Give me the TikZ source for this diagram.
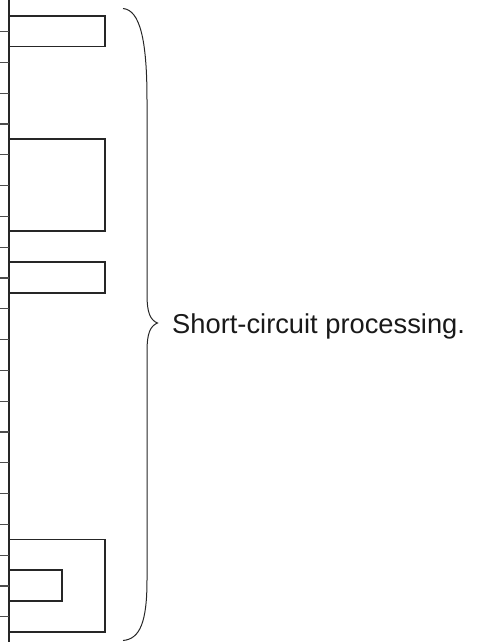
\documentclass[tikz,border=0pt]{standalone}
\usepackage{fontspec}
\setmainfont{Liberation Sans}
\begin{document}
\begin{tikzpicture}[x=1pt,y=-1pt,
  ln/.style={line width=1.1pt,draw=black!85},
  tick/.style={line width=1.1pt,draw=black!70},
  label/.style={inner sep=0pt,anchor=base west,font=\fontsize{27.3}{30}\selectfont,text=black!90}]
\useasboundingbox (0,0) rectangle (477,642);
% main vertical line
\draw[ln] (9,0) -- (9,642);
% ticks
\foreach \k in {0,...,19}{
  \draw[tick] (0,{31.6+30.8*\k}) -- (9,{31.6+30.8*\k});
}
% boxes (open on the left)
\draw[ln] (9,16) -- (105,16) -- (105,46.5) -- (9,46.5);
\draw[ln] (9,139) -- (105,139) -- (105,231) -- (9,231);
\draw[ln] (9,262) -- (105,262) -- (105,293) -- (9,293);
\draw[ln] (9,539.5) -- (105,539.5) -- (105,632) -- (9,632);
\draw[ln] (9,570) -- (62,570) -- (62,601) -- (9,601);
% brace
\coordinate (btop) at (123,8.5);
\coordinate (btip) at (157.5,323);
\coordinate (bbot) at (123,640.5);
\draw[ln,line width=1pt] (btop) .. controls (140,10) and (147,40) .. (147,100) -- (147,295)
  .. controls (147,312) and (150,320) .. (btip)
  .. controls (150,326) and (147,334) .. (147,351) -- (147,580)
  .. controls (147,622) and (140,639) .. (bbot);
\node[label] (txt) at (172,333) {Short-circuit processing.};
\end{tikzpicture}
\end{document}
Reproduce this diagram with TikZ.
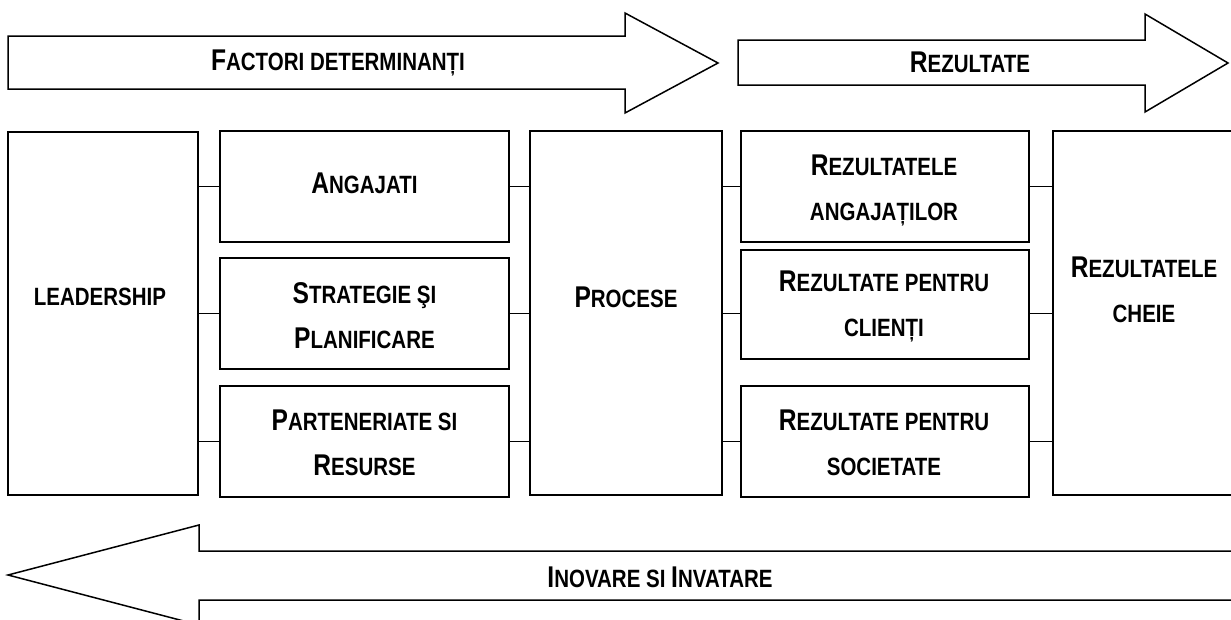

····················

## Task statement
Copy the listing in full and without alteration, omitting every picture.

## The completed task
Give me the TikZ source for this diagram.
\documentclass[tikz,border=0pt]{standalone}
\usepackage{fontspec}
\setmainfont{Liberation Sans}
\begin{document}
\begin{tikzpicture}[x=1pt,y=-1pt,
  ln/.style={line width=1.1pt,draw=black!85},
  tick/.style={line width=1.1pt,draw=black!70},
  label/.style={inner sep=0pt,anchor=base west,font=\fontsize{27.3}{30}\selectfont,text=black!90}]
\useasboundingbox (0,0) rectangle (477,642);
% main vertical line
\draw[ln] (9,0) -- (9,642);
% ticks
\foreach \k in {0,...,19}{
  \draw[tick] (0,{31.6+30.8*\k}) -- (9,{31.6+30.8*\k});
}
% boxes (open on the left)
\draw[ln] (9,16) -- (105,16) -- (105,46.5) -- (9,46.5);
\draw[ln] (9,139) -- (105,139) -- (105,231) -- (9,231);
\draw[ln] (9,262) -- (105,262) -- (105,293) -- (9,293);
\draw[ln] (9,539.5) -- (105,539.5) -- (105,632) -- (9,632);
\draw[ln] (9,570) -- (62,570) -- (62,601) -- (9,601);
% brace
\coordinate (btop) at (123,8.5);
\coordinate (btip) at (157.5,323);
\coordinate (bbot) at (123,640.5);
\draw[ln,line width=1pt] (btop) .. controls (140,10) and (147,40) .. (147,100) -- (147,295)
  .. controls (147,312) and (150,320) .. (btip)
  .. controls (150,326) and (147,334) .. (147,351) -- (147,580)
  .. controls (147,622) and (140,639) .. (bbot);
\node[label] (txt) at (172,333) {Short-circuit processing.};
\end{tikzpicture}
\end{document}
Reproduce this diagram with TikZ.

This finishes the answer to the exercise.